§ Problem to work on
Write the listing below out again exactly, dropping the images.

= = = = =

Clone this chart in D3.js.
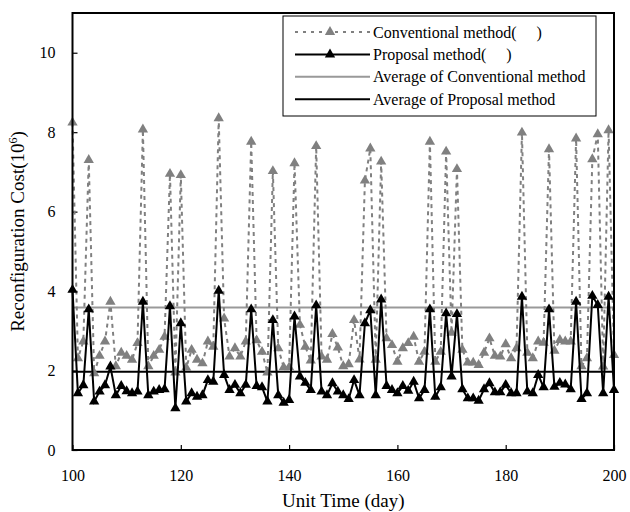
<!DOCTYPE html>
<html>
<head>
<meta charset="utf-8">
<script src="https://cdn.jsdelivr.net/npm/d3@7"></script>
<style>
  body { margin: 0; background: #fff; }
  text { font-family: "Liberation Serif", "Times New Roman", serif; }
</style>
</head>
<body>
<div id="canvas"></div>
<script>
// days 100..200
var days = d3.range(100, 201);

var conventional = [
  8.24, 2.31, 2.73, 7.30, 1.93, 2.37, 2.73, 3.73, 2.11, 2.45,
  2.37, 2.27, 2.69, 8.07, 2.11, 2.37, 2.52, 2.85, 6.95, 1.95,
  6.92, 2.07, 2.52, 2.27, 2.18, 2.73, 2.60, 8.35, 3.31, 2.35,
  2.56, 2.35, 2.73, 7.76, 2.76, 2.47, 1.95, 7.02, 2.56, 2.08,
  2.08, 7.22, 3.15, 2.60, 2.25, 7.65, 2.35, 2.27, 2.92, 2.58,
  2.11, 2.16, 3.27, 2.28, 6.78, 7.59, 2.27, 7.26, 2.81, 2.64,
  2.22, 2.56, 2.69, 2.85, 2.22, 2.47, 7.76, 2.22, 2.47, 7.51,
  2.95, 7.07, 2.52, 2.20, 2.20, 2.14, 2.45, 2.81, 2.37, 2.35,
  2.66, 2.31, 2.56, 7.99, 2.45, 2.31, 2.73, 2.70, 7.57, 2.50,
  2.77, 2.73, 2.73, 7.84, 2.11, 2.31, 7.32, 7.95, 2.10, 8.05,
  2.39
];

var proposal = [
  4.03, 1.43, 1.63, 3.54, 1.22, 1.47, 1.63, 2.10, 1.38, 1.61,
  1.48, 1.43, 1.47, 3.73, 1.38, 1.47, 1.51, 1.53, 3.62, 1.05,
  3.19, 1.22, 1.43, 1.34, 1.38, 1.76, 1.72, 4.01, 1.89, 1.51,
  1.64, 1.43, 1.64, 3.54, 1.61, 1.58, 1.22, 3.27, 1.38, 1.19,
  1.26, 3.36, 1.85, 1.69, 1.51, 3.64, 1.47, 1.38, 1.68, 1.47,
  1.38, 1.28, 1.76, 1.38, 3.19, 3.52, 1.38, 3.79, 1.61, 1.51,
  1.43, 1.61, 1.49, 1.72, 1.30, 1.51, 3.54, 1.34, 1.58, 3.44,
  1.85, 3.42, 1.53, 1.30, 1.30, 1.24, 1.53, 1.68, 1.45, 1.45,
  1.64, 1.43, 1.43, 3.86, 1.47, 1.43, 1.89, 1.58, 3.54, 1.59,
  1.69, 1.65, 1.53, 3.73, 1.28, 1.43, 3.88, 3.65, 1.43, 3.86,
  1.51
];

var avgConventional = 3.59,
    avgProposal = 1.97;

var xTicks = [100, 120, 140, 160, 180, 200],
    yTicks = [0, 2, 4, 6, 8, 10];

var legendLabels = [
  'Conventional method(\u2003 )',
  'Proposal method(\u2003 )',
  'Average of Conventional method',
  'Average of Proposal method'
];

// canvas and margins
var W = 630, H = 512;
var m = {t:13, r:16, b:62, l:72.5},
    w = W - m.l - m.r,
    h = H - m.t - m.b;

var svg = d3.select('#canvas').append('svg')
    .attr('width', W)
    .attr('height', H);

var plot = svg.append('g')
    .attr('transform', 'translate(' + m.l + ',' + m.t + ')');

var x = d3.scaleLinear().domain([100, 200]).range([0, w]);
var y = d3.scaleLinear().domain([0, 11]).range([h, 0]);

var grey = '#808080';

// axes with inner ticks
var xAxis = plot.append('g')
    .attr('transform', 'translate(0,' + h + ')')
    .call(d3.axisBottom(x).tickValues(xTicks).tickSize(-5).tickPadding(20).tickFormat(d3.format('d')));
var yAxis = plot.append('g')
    .call(d3.axisLeft(y).tickValues(yTicks).tickSize(-5).tickPadding(17).tickFormat(d3.format('d')));

[xAxis, yAxis].forEach(function(a){
  a.select('.domain').remove();
  a.selectAll('line').attr('stroke', '#000').attr('stroke-width', 1.2);
  a.selectAll('text')
    .attr('font-family', '"Liberation Serif", serif')
    .attr('font-size', 16)
    .attr('fill', '#000');
});
xAxis.selectAll('text').attr('dy', '0.71em');

// average lines
plot.append('line')
    .attr('x1', 0).attr('x2', w)
    .attr('y1', y(avgConventional)).attr('y2', y(avgConventional))
    .attr('stroke', '#999').attr('stroke-width', 2);
plot.append('line')
    .attr('x1', 0).attr('x2', w)
    .attr('y1', y(avgProposal)).attr('y2', y(avgProposal))
    .attr('stroke', '#000').attr('stroke-width', 2);

var line = d3.line()
    .x(function(d){ return x(d.day); })
    .y(function(d){ return y(d.v); });

var convData = days.map(function(d, i){ return {day: d, v: conventional[i]}; });
var propData = days.map(function(d, i){ return {day: d, v: proposal[i]}; });

var tri = d3.symbol().type(d3.symbolTriangle).size(46);

// conventional series
plot.append('path')
    .datum(convData)
    .attr('d', line)
    .attr('fill', 'none')
    .attr('stroke', grey)
    .attr('stroke-width', 2)
    .attr('stroke-dasharray', '4,4');
plot.selectAll('.convPt')
    .data(convData)
    .enter().append('path').attr('class', 'convPt')
    .attr('d', tri)
    .attr('transform', function(d){ return 'translate(' + x(d.day) + ',' + y(d.v) + ')'; })
    .attr('fill', grey);

// proposal series
plot.append('path')
    .datum(propData)
    .attr('d', line)
    .attr('fill', 'none')
    .attr('stroke', '#000')
    .attr('stroke-width', 2);
plot.selectAll('.propPt')
    .data(propData)
    .enter().append('path').attr('class', 'propPt')
    .attr('d', tri)
    .attr('transform', function(d){ return 'translate(' + x(d.day) + ',' + y(d.v) + ')'; })
    .attr('fill', '#000');

// frame
plot.append('rect')
    .attr('x', 0).attr('y', 0)
    .attr('width', w).attr('height', h)
    .attr('fill', 'none')
    .attr('stroke', '#000')
    .attr('stroke-width', 2);

// legend
var lg = svg.append('g').attr('transform', 'translate(283,16)');
lg.append('rect')
    .attr('width', 313).attr('height', 100)
    .attr('fill', '#fff')
    .attr('stroke', '#000')
    .attr('stroke-width', 1);

var legendStyles = [
  {stroke: grey, dash: '3,5', marker: grey},
  {stroke: '#000', dash: null, marker: '#000'},
  {stroke: '#999', dash: null, marker: null},
  {stroke: '#000', dash: null, marker: null}
];

legendLabels.forEach(function(label, i){
  var ry = 16 + i * 22.4;
  var s = legendStyles[i];
  lg.append('line')
      .attr('x1', 12).attr('x2', 87)
      .attr('y1', ry).attr('y2', ry)
      .attr('stroke', s.stroke)
      .attr('stroke-width', 2)
      .attr('stroke-dasharray', s.dash);
  if (s.marker) {
    lg.append('path')
        .attr('d', tri)
        .attr('transform', 'translate(47,' + ry + ')')
        .attr('fill', s.marker);
  }
  lg.append('text')
      .attr('x', 90).attr('y', ry)
      .attr('dy', '0.35em')
      .attr('font-size', 16)
      .attr('fill', '#000')
      .text(label);
});

// axis titles
svg.append('text')
    .attr('x', m.l + w / 2).attr('y', 507)
    .attr('text-anchor', 'middle')
    .attr('font-size', 19)
    .text('Unit Time (day)');

var yt = svg.append('text')
    .attr('transform', 'translate(24,' + (m.t + h / 2) + ') rotate(-90)')
    .attr('text-anchor', 'middle')
    .attr('font-size', 19);
yt.append('tspan').text('Reconfiguration Cost(10');
yt.append('tspan').attr('baseline-shift', 'super').attr('font-size', 12).text('6');
yt.append('tspan').text(')');
</script>
</body>
</html>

= = = = =

§ Expected answer
Clone this chart in D3.js.
<!DOCTYPE html>
<html>
<head>
<meta charset="utf-8">
<script src="https://cdn.jsdelivr.net/npm/d3@7"></script>
<style>
  body { margin: 0; background: #fff; }
  text { font-family: "Liberation Serif", "Times New Roman", serif; }
</style>
</head>
<body>
<div id="canvas"></div>
<script>
// days 100..200
var days = d3.range(100, 201);

var conventional = [
  8.24, 2.31, 2.73, 7.30, 1.93, 2.37, 2.73, 3.73, 2.11, 2.45,
  2.37, 2.27, 2.69, 8.07, 2.11, 2.37, 2.52, 2.85, 6.95, 1.95,
  6.92, 2.07, 2.52, 2.27, 2.18, 2.73, 2.60, 8.35, 3.31, 2.35,
  2.56, 2.35, 2.73, 7.76, 2.76, 2.47, 1.95, 7.02, 2.56, 2.08,
  2.08, 7.22, 3.15, 2.60, 2.25, 7.65, 2.35, 2.27, 2.92, 2.58,
  2.11, 2.16, 3.27, 2.28, 6.78, 7.59, 2.27, 7.26, 2.81, 2.64,
  2.22, 2.56, 2.69, 2.85, 2.22, 2.47, 7.76, 2.22, 2.47, 7.51,
  2.95, 7.07, 2.52, 2.20, 2.20, 2.14, 2.45, 2.81, 2.37, 2.35,
  2.66, 2.31, 2.56, 7.99, 2.45, 2.31, 2.73, 2.70, 7.57, 2.50,
  2.77, 2.73, 2.73, 7.84, 2.11, 2.31, 7.32, 7.95, 2.10, 8.05,
  2.39
];

var proposal = [
  4.03, 1.43, 1.63, 3.54, 1.22, 1.47, 1.63, 2.10, 1.38, 1.61,
  1.48, 1.43, 1.47, 3.73, 1.38, 1.47, 1.51, 1.53, 3.62, 1.05,
  3.19, 1.22, 1.43, 1.34, 1.38, 1.76, 1.72, 4.01, 1.89, 1.51,
  1.64, 1.43, 1.64, 3.54, 1.61, 1.58, 1.22, 3.27, 1.38, 1.19,
  1.26, 3.36, 1.85, 1.69, 1.51, 3.64, 1.47, 1.38, 1.68, 1.47,
  1.38, 1.28, 1.76, 1.38, 3.19, 3.52, 1.38, 3.79, 1.61, 1.51,
  1.43, 1.61, 1.49, 1.72, 1.30, 1.51, 3.54, 1.34, 1.58, 3.44,
  1.85, 3.42, 1.53, 1.30, 1.30, 1.24, 1.53, 1.68, 1.45, 1.45,
  1.64, 1.43, 1.43, 3.86, 1.47, 1.43, 1.89, 1.58, 3.54, 1.59,
  1.69, 1.65, 1.53, 3.73, 1.28, 1.43, 3.88, 3.65, 1.43, 3.86,
  1.51
];

var avgConventional = 3.59,
    avgProposal = 1.97;

var xTicks = [100, 120, 140, 160, 180, 200],
    yTicks = [0, 2, 4, 6, 8, 10];

var legendLabels = [
  'Conventional method(\u2003 )',
  'Proposal method(\u2003 )',
  'Average of Conventional method',
  'Average of Proposal method'
];

// canvas and margins
var W = 630, H = 512;
var m = {t:13, r:16, b:62, l:72.5},
    w = W - m.l - m.r,
    h = H - m.t - m.b;

var svg = d3.select('#canvas').append('svg')
    .attr('width', W)
    .attr('height', H);

var plot = svg.append('g')
    .attr('transform', 'translate(' + m.l + ',' + m.t + ')');

var x = d3.scaleLinear().domain([100, 200]).range([0, w]);
var y = d3.scaleLinear().domain([0, 11]).range([h, 0]);

var grey = '#808080';

// axes with inner ticks
var xAxis = plot.append('g')
    .attr('transform', 'translate(0,' + h + ')')
    .call(d3.axisBottom(x).tickValues(xTicks).tickSize(-5).tickPadding(20).tickFormat(d3.format('d')));
var yAxis = plot.append('g')
    .call(d3.axisLeft(y).tickValues(yTicks).tickSize(-5).tickPadding(17).tickFormat(d3.format('d')));

[xAxis, yAxis].forEach(function(a){
  a.select('.domain').remove();
  a.selectAll('line').attr('stroke', '#000').attr('stroke-width', 1.2);
  a.selectAll('text')
    .attr('font-family', '"Liberation Serif", serif')
    .attr('font-size', 16)
    .attr('fill', '#000');
});
xAxis.selectAll('text').attr('dy', '0.71em');

// average lines
plot.append('line')
    .attr('x1', 0).attr('x2', w)
    .attr('y1', y(avgConventional)).attr('y2', y(avgConventional))
    .attr('stroke', '#999').attr('stroke-width', 2);
plot.append('line')
    .attr('x1', 0).attr('x2', w)
    .attr('y1', y(avgProposal)).attr('y2', y(avgProposal))
    .attr('stroke', '#000').attr('stroke-width', 2);

var line = d3.line()
    .x(function(d){ return x(d.day); })
    .y(function(d){ return y(d.v); });

var convData = days.map(function(d, i){ return {day: d, v: conventional[i]}; });
var propData = days.map(function(d, i){ return {day: d, v: proposal[i]}; });

var tri = d3.symbol().type(d3.symbolTriangle).size(46);

// conventional series
plot.append('path')
    .datum(convData)
    .attr('d', line)
    .attr('fill', 'none')
    .attr('stroke', grey)
    .attr('stroke-width', 2)
    .attr('stroke-dasharray', '4,4');
plot.selectAll('.convPt')
    .data(convData)
    .enter().append('path').attr('class', 'convPt')
    .attr('d', tri)
    .attr('transform', function(d){ return 'translate(' + x(d.day) + ',' + y(d.v) + ')'; })
    .attr('fill', grey);

// proposal series
plot.append('path')
    .datum(propData)
    .attr('d', line)
    .attr('fill', 'none')
    .attr('stroke', '#000')
    .attr('stroke-width', 2);
plot.selectAll('.propPt')
    .data(propData)
    .enter().append('path').attr('class', 'propPt')
    .attr('d', tri)
    .attr('transform', function(d){ return 'translate(' + x(d.day) + ',' + y(d.v) + ')'; })
    .attr('fill', '#000');

// frame
plot.append('rect')
    .attr('x', 0).attr('y', 0)
    .attr('width', w).attr('height', h)
    .attr('fill', 'none')
    .attr('stroke', '#000')
    .attr('stroke-width', 2);

// legend
var lg = svg.append('g').attr('transform', 'translate(283,16)');
lg.append('rect')
    .attr('width', 313).attr('height', 100)
    .attr('fill', '#fff')
    .attr('stroke', '#000')
    .attr('stroke-width', 1);

var legendStyles = [
  {stroke: grey, dash: '3,5', marker: grey},
  {stroke: '#000', dash: null, marker: '#000'},
  {stroke: '#999', dash: null, marker: null},
  {stroke: '#000', dash: null, marker: null}
];

legendLabels.forEach(function(label, i){
  var ry = 16 + i * 22.4;
  var s = legendStyles[i];
  lg.append('line')
      .attr('x1', 12).attr('x2', 87)
      .attr('y1', ry).attr('y2', ry)
      .attr('stroke', s.stroke)
      .attr('stroke-width', 2)
      .attr('stroke-dasharray', s.dash);
  if (s.marker) {
    lg.append('path')
        .attr('d', tri)
        .attr('transform', 'translate(47,' + ry + ')')
        .attr('fill', s.marker);
  }
  lg.append('text')
      .attr('x', 90).attr('y', ry)
      .attr('dy', '0.35em')
      .attr('font-size', 16)
      .attr('fill', '#000')
      .text(label);
});

// axis titles
svg.append('text')
    .attr('x', m.l + w / 2).attr('y', 507)
    .attr('text-anchor', 'middle')
    .attr('font-size', 19)
    .text('Unit Time (day)');

var yt = svg.append('text')
    .attr('transform', 'translate(24,' + (m.t + h / 2) + ') rotate(-90)')
    .attr('text-anchor', 'middle')
    .attr('font-size', 19);
yt.append('tspan').text('Reconfiguration Cost(10');
yt.append('tspan').attr('baseline-shift', 'super').attr('font-size', 12).text('6');
yt.append('tspan').text(')');
</script>
</body>
</html>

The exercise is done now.